Kerkük üzerine yaşanan anlaşmazlık, ABD'nin Irak'a yaklaşımındaki değişimi de yansıtıyor. ABD'nin şu an Sünnilere öncelik vermesi ve Ankara'yla ilişkilerinin iyileşmesi, Kürtlerin kent üzerindeki taleplerinin ertelenmesine yol açıyor

Kuzey Irak Kürt Bölgesel Yönetimi Başkanı Mesud Barzani'nin, Irak parlamentosundaki girişimlerin başarısız olması durumunda Kerkük'ü Kürdistan bölgesine katma tehdidinde bulunmasının ardından Erbil ve Süleymaniye'yi korumakla görevli iki Peşmerge alayını Kerkük'e doğru kaydırması, birçok kesimi bu adımın amacı konusunda endişelendirdi.
Barzani'nin Kerkük'ü kendi bölgesine katma tehditleri karşısında askeri çözüm bir seçenek değil. İki Peşmerge alayının harekete geçirilmesi iyi hesap edilmemiş veya fazla hızlı atılmış bir adım; bu durum, işleri kontrol dışına çıkarabilecek ve ülkeyi bu kez milliyetçi bir temelde yaşanacak yeni bir çekişmeye (Kürt-Arap) sürükleyebilecek tartışmaya yeni bir boyut katıyor.
Kürdistan bölgesi liderlerinin son beş yılda attığı adımları izleyenler, Kürtlerin ne istediklerini bildiklerini ve ileride yaşanacağından emin oldukları mücadelelerde kullanabilecekleri bütün kozları biriktirerek, emrivakiye doğru adım adım yaklaşma noktasında büyük çaba sarf ettiklerini açıkça gözlemler.

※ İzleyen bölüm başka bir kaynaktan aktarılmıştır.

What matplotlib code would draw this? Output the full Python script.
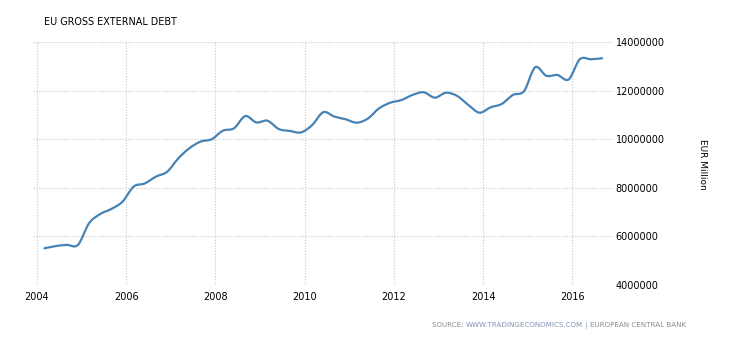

Kürtlerin öldürücü bir hata yapmayacağını, gücün, siyasi boşluğun veya ufuksuzluğun kışkırtıcılığına kapılmayacaklarını söylemek delice olmaz. Kürtler, bu yıl bitmeden önce ve hatta Cumhuriyetçi başkan adayı John McCain'e yeni bir kazanç getirmesi için Amerikan seçimleri öncesi imzalanacağı konuşulan güvenlik anlaşması yüzünden Irak Başbakanı Nuri el Maliki'nin manevra alanının daralmasının çekiciliğine de kapılmaz.
Irak parlamentosu yerel seçim yasası üzerine bir anlaşmaya varmasa ve hatta Irak'taki BM temsilcisi Staffan De Mistura'nın Kerkük'teki seçimlerin 2009 sonuna ertelenmesi yönündeki önerisine Türkmen onayı alınmasa bile, Kürtlerin tercihi askeri yönde olmaz.
Kürtlerin Kerkük seçimlerinin ertelenmesine onay vermesi bile sadece, bir yıl öncesinde sahip olmadıkları esnekliği ve pragmatizmi yansıtıyor. Bir yıl önce, kentin statüsünü belirlemek için bir referandum öngören Irak anayasasının 140. maddesinin uygulanmamasına hiçbir şart altında izin vermeyeceklerini ifade ediyorlardı.
Bu değişim Kürtlerin bir ödünü olarak okunabileceği gibi, son iki yıl hatta son sekiz ay zarfında Irak sahnesinde meydana gelen yeni gelişmeleri dikkate alan siyasi gerçekçiliğe de yorulabilir. Bu değişiklikler sadece Şii koalisyonundaki rahatsızlık, Maliki'yle El Hakim, Sadr akımı ve Şii Fazilet Partisi arasındaki boşanmalarla sınırlı değil; aynı zamanda Amerikan yaklaşımında da kısmi dönüşümler yaşanmakta. Bu durum, Washington'ın eski koalisyonlarını dengelemesi, Sünnilerin Amerika'nın önceliği olması, Washington-Tahran- Şam arasındaki gerginliğin dozunun düşmesi ve Türk- Amerikan ilişkilerinin iyileşmesinden kaynaklanıyor.

Washington'ın arabuluculuk önerisi reddedildi
Bu bağlamda, Barzani'nin Washington'a yönelik açıklamalarının içerdiği eleştiri ve tehditler dikkat çekici değil mi? Kürt lider Kerkük üzerindeki dış planları başarısız kılma tehdidinde bulundu ve ABD'nin yerel seçim krizi konusunda Iraklı taraflar arasında arabuluculuk rolü oynamak istediğini, ancak Washington'dan şu an böyle birşey talep edilmediğini belirtti.
Geriye şu soru kalıyor: Kürt-Amerikan çatışması yakınlaştı mı? Kürtler yeni bir Amerikan terk edişi karşısında olduklarını mı hissediyorlar? Yoksa karşımızda, herkesin içine düşmekten uzak durduğu ve diğerinin düşmesini beklediği bir tuzak mı var?